The Scoop on Plant-based Frozen Dessert Formulation

by Rachel Weber, Senior Applications Scientist, Dairy, North America

I scream, you scream, we all scream for…. plant-based frozen desserts? Well yes, the trend is heading that way. Consumers are increasingly drawn to products that are plant-based due to the perceived health and sustainability benefits.

As you’ve heard my colleague, Louisa White, mention in her article on plant-based eating behaviors, the biggest limitation for more adoption of plant-based consumption is taste and texture, and consumers, more than ever, want to have it all and feel good about their decisions.

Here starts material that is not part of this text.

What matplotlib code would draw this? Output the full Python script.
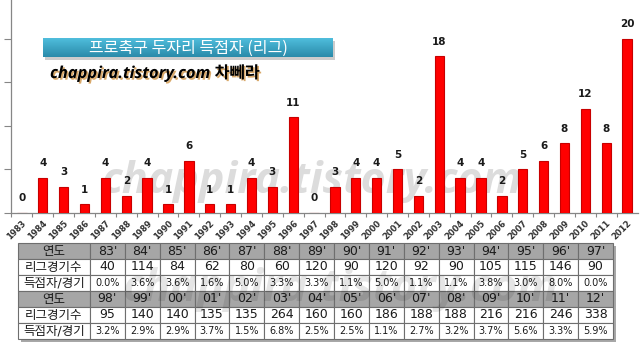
import numpy as np
import matplotlib
matplotlib.use("Agg")
import matplotlib.pyplot as plt
import matplotlib.patheffects as pe
from matplotlib.patches import Rectangle

# ---- data -------------------------------------------------------------
years = ["1983", "1984", "1985", "1986", "1987", "1988", "1989", "1990",
         "1991", "1992", "1993", "1994", "1995", "1996", "1997", "1998",
         "1999", "2000", "2001", "2002", "2003", "2004", "2005", "2006",
         "2007", "2008", "2009", "2010", "2011", "2012"]
scorers = [0, 4, 3, 1, 4, 2, 4, 1, 6, 1, 1, 4, 3, 11, 0,
           3, 4, 4, 5, 2, 18, 4, 4, 2, 5, 6, 8, 12, 8, 20]
seasons = ["83'", "84'", "85'", "86'", "87'", "88'", "89'", "90'", "91'",
           "92'", "93'", "94'", "95'", "96'", "97'",
           "98'", "99'", "00'", "01'", "02'", "03'", "04'", "05'", "06'",
           "07'", "08'", "09'", "10'", "11'", "12'"]
games = [40, 114, 84, 62, 80, 60, 120, 90, 120, 92, 90, 105, 115, 146, 90,
         95, 140, 140, 135, 135, 264, 160, 160, 186, 188, 188, 216, 216, 246, 338]
per_game = ["0.0%", "3.6%", "3.6%", "1.6%", "5.0%", "3.3%", "3.3%", "1.1%",
            "5.0%", "1.1%", "1.1%", "3.8%", "3.0%", "8.0%", "0.0%",
            "3.2%", "2.9%", "2.9%", "3.7%", "1.5%", "6.8%", "2.5%", "2.5%",
            "1.1%", "2.7%", "3.2%", "3.7%", "5.6%", "3.3%", "5.9%"]
row_names = ["연도", "리그경기수", "득점자/경기"]
title = "프로축구 두자리 득점자 (리그)"
subtitle = "chappira.tistory.com 차뻬라"
watermark = "chappira.tistory.com"

W, H = 642, 344
fig = plt.figure(figsize=(W / 100, H / 100), dpi=100)
fig.patch.set_facecolor("white")


def fx(px):
    return px / W


def fy(py):
    return 1 - py / H


KR = ["DejaVu Sans", "Noto Sans CJK KR"]

# ---- watermark behind the bars ----------------------------------------
fig.text(fx(311), fy(193), watermark, ha="center", va="baseline",
         fontsize=31, fontweight="bold", fontstyle="italic",
         family=["Open Sans", "DejaVu Sans"], color="#dcdcdc", zorder=-5)

# ---- bar chart ---------------------------------------------------------
ax = fig.add_axes([fx(11.5), fy(213), fx(637.5) - fx(11.5), 213 / H])
ax.patch.set_alpha(0)
ax.set_zorder(2)
x = np.arange(len(years))
bars = ax.bar(x, scorers, width=0.45, color="#ff0000",
              edgecolor="#c80000", linewidth=0.8, zorder=3)
for xi, v in zip(x, scorers):
    ax.annotate(str(v), (xi, v), xytext=(0, 7), textcoords="offset points",
                ha="center", va="bottom", fontsize=7.5, fontweight="bold",
                color="#1a1a1a", zorder=4)

ax.set_xlim(-0.5, len(years) - 0.5)
ax.set_ylim(0, 24.48)
ax.set_yticks([0, 5, 10, 15, 20])
ax.set_yticklabels([])
ax.tick_params(axis="y", length=5, color="#868686", width=0.8)
ax.set_xticks(x - 0.5, minor=True)
ax.set_xticks(x)
ax.set_xticklabels(years, rotation=45, ha="right", va="top",
                   rotation_mode="anchor", fontsize=6, fontweight="bold",
                   color="#333333")
ax.tick_params(axis="x", which="major", length=0, pad=4)
ax.tick_params(axis="x", which="minor", length=3, color="#868686", width=0.8)
for s in ("top", "right"):
    ax.spines[s].set_visible(False)
for s in ("left", "bottom"):
    ax.spines[s].set_color("#868686")
    ax.spines[s].set_linewidth(0.9)

# ---- title banner -------------------------------------------------------
shadow = Rectangle((fx(45), fy(60)), fx(333) - fx(43), fy(41) - fy(60),
                   transform=fig.transFigure, facecolor="#9a9a9a",
                   alpha=0.5, edgecolor="none", zorder=-2)
fig.patches.append(shadow)
tax = fig.add_axes([fx(43), fy(57), fx(333) - fx(43), fy(38) - fy(57)])
tax.set_zorder(3)
grad = np.linspace(0, 1, 32).reshape(-1, 1)
top_c = np.array([0x4f, 0xbd, 0xdc]) / 255
bot_c = np.array([0x2a, 0x8b, 0xaa]) / 255
img = top_c[None, None, :] * (1 - grad[:, :, None]) + bot_c[None, None, :] * grad[:, :, None]
tax.imshow(img, aspect="auto", extent=[0, 1, 0, 1])
tax.set_axis_off()
tax.text(0.5, 0.48, title, ha="center", va="center", fontsize=11.5,
         family=["Noto Sans CJK KR"], fontweight="medium", color="white",
         transform=tax.transAxes)

fig.text(fx(50), fy(78), subtitle, ha="left", va="baseline", fontsize=11.8,
         fontweight="bold", fontstyle="italic",
         family=["Open Sans", "Noto Sans CJK KR"], color="black", zorder=5,
         path_effects=[pe.SimplePatchShadow(offset=(1.2, -1.2),
                                            shadow_rgbFace="#c9852c",
                                            alpha=0.7),
                       pe.Normal()])

# ---- data table ---------------------------------------------------------
t_left, t_right, t_top, t_bot = 18, 613, 243, 339
fig.patches.append(Rectangle((fx(t_left + 3), fy(t_bot + 3)),
                             fx(t_right) - fx(t_left), fy(t_top) - fy(t_bot),
                             transform=fig.transFigure, facecolor="#a8a8a8",
                             edgecolor="none", zorder=-2))
tab_ax = fig.add_axes([fx(t_left), fy(t_bot), fx(t_right) - fx(t_left),
                       fy(t_top) - fy(t_bot)])
tab_ax.set_zorder(2)
tab_ax.set_axis_off()

half = 15
cells = []
for k in range(2):
    sl = slice(k * half, (k + 1) * half)
    cells.append([row_names[0]] + seasons[sl])
    cells.append([row_names[1]] + [str(g) for g in games[sl]])
    cells.append([row_names[2]] + per_game[sl])

first_w = 72.0
other_w = (t_right - t_left - first_w) / half
col_w = [first_w / (t_right - t_left)] + [other_w / (t_right - t_left)] * half
tbl = tab_ax.table(cellText=cells, colWidths=col_w, cellLoc="center",
                   bbox=[0, 0, 1, 1])
tbl.auto_set_font_size(False)
for (r, c), cell in tbl.get_celld().items():
    cell.set_edgecolor("#6e6e6e")
    cell.set_linewidth(0.8)
    kind = r % 3
    cell.set_facecolor("#a6a6a6" if kind == 0 else "white")
    txt = cell.get_text()
    txt.set_color("#1a1a1a")
    txt.set_family(KR)
    if c == 0:
        txt.set_fontsize(9)
    elif kind == 2:
        txt.set_fontsize(7)
    else:
        txt.set_fontsize(9)

fig.text(fx(340), fy(301), watermark, ha="center", va="baseline",
         fontsize=32, fontweight="bold", fontstyle="italic",
         family=["Open Sans", "DejaVu Sans"], color="#000000", alpha=0.1,
         zorder=10)

fig.savefig("out.png", dpi=100)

Luckily, Tate & Lyle is well-versed in taking plant-based products from good to great, especially dairy alternatives, but I realize you may still have questions. What are some key factors to consider when formulating? How do you get a creamy, smooth product like ice cream without the traditional dairy components? What solutions can Tate & Lyle offer? Read below to find out more!

To begin, let’s review some key ingredients to consider:

Emulsifiers play a critical role in the appearance and texture of ice cream because they interact with the fat phase to help with whippability, increase overrun, create more uniform air incorporation, and deliver a drier, smoother extrusion. These attributes contribute to sensory descriptions like smoothness, creaminess, fluffiness, better melting rate and mouthcoating. Common emulsifiers include mono & di glycerides, sunflower lecithin, soy lecithin, egg yolks, and polysorbate 80. These emulsifiers have different levels of functionality with some having a better clean label perception than others. Outside of traditional emulsifiers, some ingredients like plant proteins have shown to have emulsifying properties that could aid in improved texture.

Stabilizers provide many functional attributes in a frozen dessert. They serve to reduce ice crystal growth, prevent serum separation, increase mix viscosity, and slow the melting rate. From a textural standpoint, they contribute to sensory characteristics like warmness, smoothness, creaminess, and mouthcoating. Some of the more commonly used stabilizers include locust bean gum, guar gum, tara gum, tamarind seed gum, cellulose gum, and microcrystalline cellulose. Stabilizers are often used in combination to leverage their many benefits. Another advantage of stabilizers is to provide protection when the product is exposed to temperature abuse. Temperature abuse is a series of temperature fluctuations that can occur as products are transported from the factory to the retailer to the consumer. Repeated fluctuations in temperature cause ice crystals to melt and refreeze as well as shrinkage to occur in the carton. Stabilizers help to prevent shrinkage by controlling water migration as well as keep a smooth mouthfeel during consumption by controlling ice crystal size.

Functional Bulking Agents are added to build solids and to enhance the eating experience. With plant-based frozen desserts lacking dairy proteins and often lower in fat, the result is a product that eats colder, is less creamy and lacks mouth coating. Some options to consider include potato starch, tapioca starch, glucose syrup solids, tapioca syrup solids, and soluble corn fiber. These options range in functionality and are usually used in combination to create a soft, scoopable texture, enhance warmness and the overall improved eating experience.

How does it all work?

Below is an example of an oat based frozen dessert with an ice cream like texture developed to be comparable to a standard 10% fat ice cream:

In the sensory chart above, the oat based frozen dessert has a similar textural profile to the 10% reference ice cream. The formulation used the bulking agents to reduce coldness and enhance mouthfeel, the emulsifier mono & di glycerides to enhance creaminess, and stabilizers to help with smoothness, chewiness, and stability. All resulting in a product that is closely to a traditional, 10% fat ice cream product. Crazy, right?

It is possible to close the gap on plant-based taste and texture in frozen desserts. Creating the right matrix with emulsifiers, stabilizers and bulking agents takes experience, knowledge, and the right resources. Whether it’s oat, almond, sunflower, cashew, or coconut based, I’m confident that we can help you deliver a finished product that makes consumers say, “I can’t believe this is plant-based.”